Assuming that you can find an appropriate dictionary (which may be difficult, as you notice, when the target uses Bulgarian words), and know the construction method (as you explain: two words, with capitalization), then you can compute the number of possible passwords (with a dictionary of N words, that's N2 possible passwords) and a simple division will give you the time needed to "try them all".
Without any further information on probability distributions of password components, there is little more that you can do. This also shows that the 4096 iterations of PBKDF2 are effective at making life hard for attackers.
Now, are there any possible shortcuts ? There is a potential shortcut, which is that PBKDF2 uses a salt; it is as if there was not one PBKDF2 function, but billions of billions of distinct functions, one per salt value. IF several access points use the same salt, then attackers who try to break any of these access points may collude and share the effort, because "tried passwords" for one access point will also (somehow) apply to other access points. In WPA2, the salt for PBKDF2 is the network SSID. Thus, if several access points use the same SSID, then they transform the same password into the same key.

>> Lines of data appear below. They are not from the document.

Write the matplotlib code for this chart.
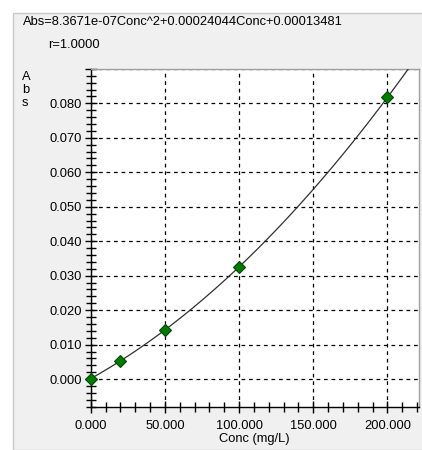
"""
plot.py
Calibration curve (Abs vs Conc) redrawn in the style of an instrument report panel.
"""

import matplotlib
matplotlib.use("Agg")
import matplotlib.pyplot as plt
import numpy as np
from matplotlib.patches import Rectangle
from matplotlib.ticker import MultipleLocator, FormatStrFormatter, FuncFormatter

# standards
conc = [0.0, 20.0, 50.0, 100.0, 200.0]
absorb = [0.0001, 0.0053, 0.0142, 0.0325, 0.0817]

# quadratic fit coefficients as printed in the header
fit_coef = [8.3671e-07, 0.00024044, 0.00013481]
equation = "Abs=8.3671e-07Conc^2+0.00024044Conc+0.00013481"
r_text = "r=1.0000"

W, H = 422, 450
plt.rcParams['font.family'] = ['Liberation Sans', 'DejaVu Sans']
plt.rcParams['font.size'] = 9.3

fig = plt.figure(figsize=(W / 100, H / 100), dpi=100)
fig.patch.set_facecolor('white')

# grey report panel with its border
panel = Rectangle((13 / W, 0), 1, 1 - 13 / H, transform=fig.transFigure,
                  facecolor='#f0f0f0', edgecolor='#c8c8c8', linewidth=1, zorder=-10)
fig.patches.append(panel)

ax = fig.add_axes([90.7 / W, 1 - 406.7 / H, (418.5 - 90.7) / W, (406.7 - 68.5) / H])
ax.set_facecolor('white')

# fitted curve over the whole x range
xs = np.linspace(0, 221, 400)
ax.plot(xs, np.polyval(fit_coef, xs), color='#303030', linewidth=0.9, zorder=3)
ax.plot(conc, absorb, linestyle='none', marker='D', markersize=6.5,
        markerfacecolor='#007a00', markeredgecolor='#004a00', markeredgewidth=0.8,
        zorder=4, clip_on=False)

ax.set_xlim(0, 221)
ax.set_ylim(-0.0080, 0.0901)

ax.xaxis.set_major_locator(MultipleLocator(50))
ax.xaxis.set_minor_locator(MultipleLocator(10))
ax.yaxis.set_major_locator(MultipleLocator(0.01))
ax.yaxis.set_minor_locator(MultipleLocator(0.002))
ax.xaxis.set_major_formatter(FormatStrFormatter('%.3f'))
# the instrument leaves the top tick unlabelled
ax.yaxis.set_major_formatter(FuncFormatter(lambda v, p: '' if v > 0.085 else f'{v:.3f}'))

ax.grid(True, which='major', color='black', linestyle=(0, (3, 3)), linewidth=0.9)

for side in ('left', 'bottom'):
    ax.spines[side].set_color('black')
    ax.spines[side].set_linewidth(1)
for side in ('top', 'right'):
    ax.spines[side].set_color('#a0a0a0')
    ax.spines[side].set_linewidth(1)

ax.tick_params(which='major', direction='inout', length=9, width=1, color='black', pad=2)
ax.tick_params(which='minor', direction='inout', length=7, width=1, color='black')
ax.tick_params(axis='x', pad=5)

ax.set_xlabel("Conc (mg/L)", labelpad=1)

fig.text(23 / W, 1 - 22 / H, equation, ha='left', va='center')
fig.text(48 / W, 1 - 45 / H, r_text, ha='left', va='center')
fig.text(22 / W, 1 - 90 / H, "A\nb\ns", ha='left', va='center', linespacing=1.1)

plt.savefig('out.png', dpi=100)
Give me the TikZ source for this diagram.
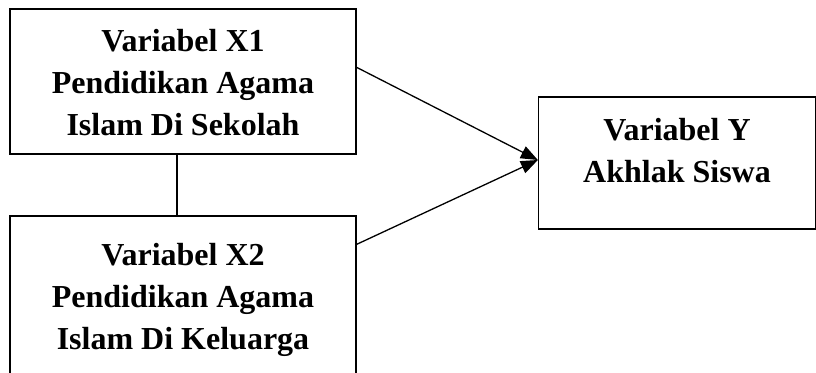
\documentclass[tikz,border=0pt]{standalone}
\usepackage{fontspec}
\setmainfont{Liberation Serif}
\usetikzlibrary{arrows.meta,calc}
\begin{document}
\begin{tikzpicture}[x=1pt,y=-1pt,
  box/.style={draw,line width=1.3pt,inner sep=0pt,rectangle},
  lbl/.style={inner sep=0pt,align=center,anchor=north,
    font=\fontsize{32}{42}\selectfont\bfseries},
  conn/.style={line width=1.3pt},
  arr/.style={line width=1.3pt,-{Triangle[length=17pt,width=13pt]}}]
\clip (0,0) rectangle (816,372);
\fill[white] (0,0) rectangle (816,372);
\node[box,minimum width=346pt,minimum height=145pt] (x1) at (183,81.5) {};
\node[box,minimum width=346pt,minimum height=184pt] (x2) at (183,308) {};
\node[box,minimum width=277pt,minimum height=132pt] (y) at (677,163) {};
\node[lbl] (t1) at (183,29) {Variabel X1\\Pendidikan Agama\\Islam Di Sekolah};
\node[lbl] (t2) at (183,243) {Variabel X2\\Pendidikan Agama\\Islam Di Keluarga};
\node[lbl] (t3) at (677,118) {Variabel Y\\Akhlak Siswa};
\coordinate (a1) at ($(x1.north east)+(0,59)$);
\coordinate (a2) at ($(x2.north east)+(0,29)$);
\coordinate (tip) at ($(y.west)+(0,-3)$);
\draw[arr] (a1) -- (tip);
\draw[arr] (a2) -- (tip);
\draw[conn] ($(x1.south)+(-6,0)$) -- ($(x2.north)+(-6,0)$);
\end{tikzpicture}
\end{document}
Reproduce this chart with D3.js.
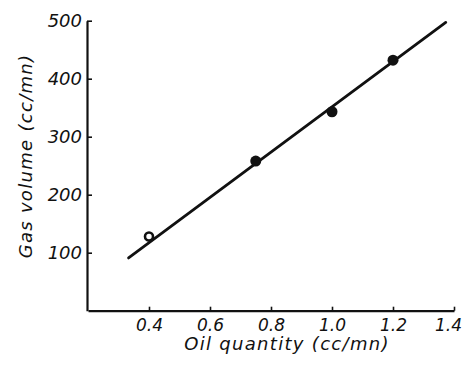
<!DOCTYPE html>
<html>
<head>
<meta charset="utf-8">
<script src="https://cdn.jsdelivr.net/npm/d3@7"></script>
<style>
  html, body { margin: 0; padding: 0; background: #fff; }
  svg { display: block; }
  text { font-family: "DejaVu Sans", sans-serif; font-style: italic; fill: #111; }
</style>
</head>
<body>
<svg id="chart" width="462" height="365"></svg>
<script>
// Data
const oilQuantity = [0.4, 0.75, 1.0, 1.2];
const gasVolume = [128, 258, 343, 432];
const pointOpen = [true, false, false, false];
const fitLineX = [0.333, 1.373];
const fitLineY = [91, 497];
const xTicks = [0.4, 0.6, 0.8, 1.0, 1.2, 1.4];
const yTicks = [100, 200, 300, 400, 500];
const xTitle = "Oil quantity (cc/mn)";
const yTitle = "Gas volume (cc/mn)";

const svg = d3.select("#chart");
const x = d3.scaleLinear().domain([0.2, 1.4]).range([88, 454]);
const y = d3.scaleLinear().domain([0, 500]).range([310.7, 20.7]);

// X axis
const xAxis = svg.append("g")
  .attr("transform", `translate(0,${y(0)})`)
  .call(d3.axisBottom(x).tickValues(xTicks).tickSizeInner(-4).tickSizeOuter(0)
    .tickPadding(8).tickFormat(d3.format(".1f")));
xAxis.select(".domain").attr("stroke", "#111").attr("stroke-width", 2.2);
xAxis.selectAll(".tick line").attr("stroke", "#111").attr("stroke-width", 1.6);
xAxis.selectAll(".tick text").attr("font-size", 17).attr("font-family", "DejaVu Sans")
  .attr("font-style", "italic").attr("fill", "#111").attr("dy", "0.72em")
  .attr("dx", d => d === 1.4 ? -6 : 0);

// Y axis
const yAxis = svg.append("g")
  .attr("transform", `translate(${x(0.2) - 1},0)`)
  .call(d3.axisLeft(y).tickValues(yTicks).tickSizeInner(-5).tickSizeOuter(0)
    .tickPadding(5));
yAxis.select(".domain").attr("stroke", "#111").attr("stroke-width", 2.2);
yAxis.selectAll(".tick line").attr("stroke", "#111").attr("stroke-width", 1.6);
yAxis.selectAll(".tick text").attr("font-size", 18).attr("font-family", "DejaVu Sans")
  .attr("font-style", "italic").attr("fill", "#111");

// Fit line
const lineGen = d3.line().x(d => x(d[0])).y(d => y(d[1]));
svg.append("path")
  .datum(d3.zip(fitLineX, fitLineY))
  .attr("d", lineGen)
  .attr("fill", "none").attr("stroke", "#111").attr("stroke-width", 2.8)
  .attr("stroke-linecap", "round");

// Points
svg.selectAll("circle.pt")
  .data(d3.zip(oilQuantity, gasVolume, pointOpen))
  .join("circle")
  .attr("class", "pt")
  .attr("cx", d => x(d[0]))
  .attr("cy", d => y(d[1]))
  .attr("r", d => d[2] ? 4 : 5.5)
  .attr("fill", d => d[2] ? "#fff" : "#111")
  .attr("stroke", "#111")
  .attr("stroke-width", d => d[2] ? 2.6 : 0);

// Axis titles
svg.append("text")
  .attr("x", 287).attr("y", 350)
  .attr("text-anchor", "middle")
  .attr("font-size", 18)
  .attr("letter-spacing", 1.3)
  .text(xTitle);

svg.append("text")
  .attr("transform", "translate(32,156) rotate(-90)")
  .attr("text-anchor", "middle")
  .attr("font-size", 18)
  .attr("letter-spacing", 1.3)
  .text(yTitle);
</script>
</body>
</html>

However, the actual messages and actual encryption key will be derived not only from the hashed password, but also nonce values which the access points and the connecting client send as part of the initial steps of the handshake (see this answer for pointers). This actually prevents precomputations from being effective. There is a generic advice about not using a "common SSID" but, in the case of WPA2, using the same SSID as many other access points does not seem to induce any extra weakness.
All of the above is about trying to find the access point password, in order to either decrypt traffic, or connect to the access point and benefit from its services (namely, "free" Internet access). No weakness in WPA2 is currently known, making password guessing the only practical break-in path.
However, if the true target is not the access point but another machine which connects to that access point, then other methods may be applicable. For instance, the attacker may setup a fake access point, advertising the same SSID, but requiring no authentication at all; it is possible (depending on the victim's operating system and configuration, and the human user's ability to "click through" warning popups) that the target machine will connect to the fake access point. At that point, the attacker must provide the "Internet access" service, but he also has a direct access to the victim's machine, allowing him to try out any remote exploit relevant to that machine. Also, this puts the attacker in ideal place to try Man-in-the-Middle attacks.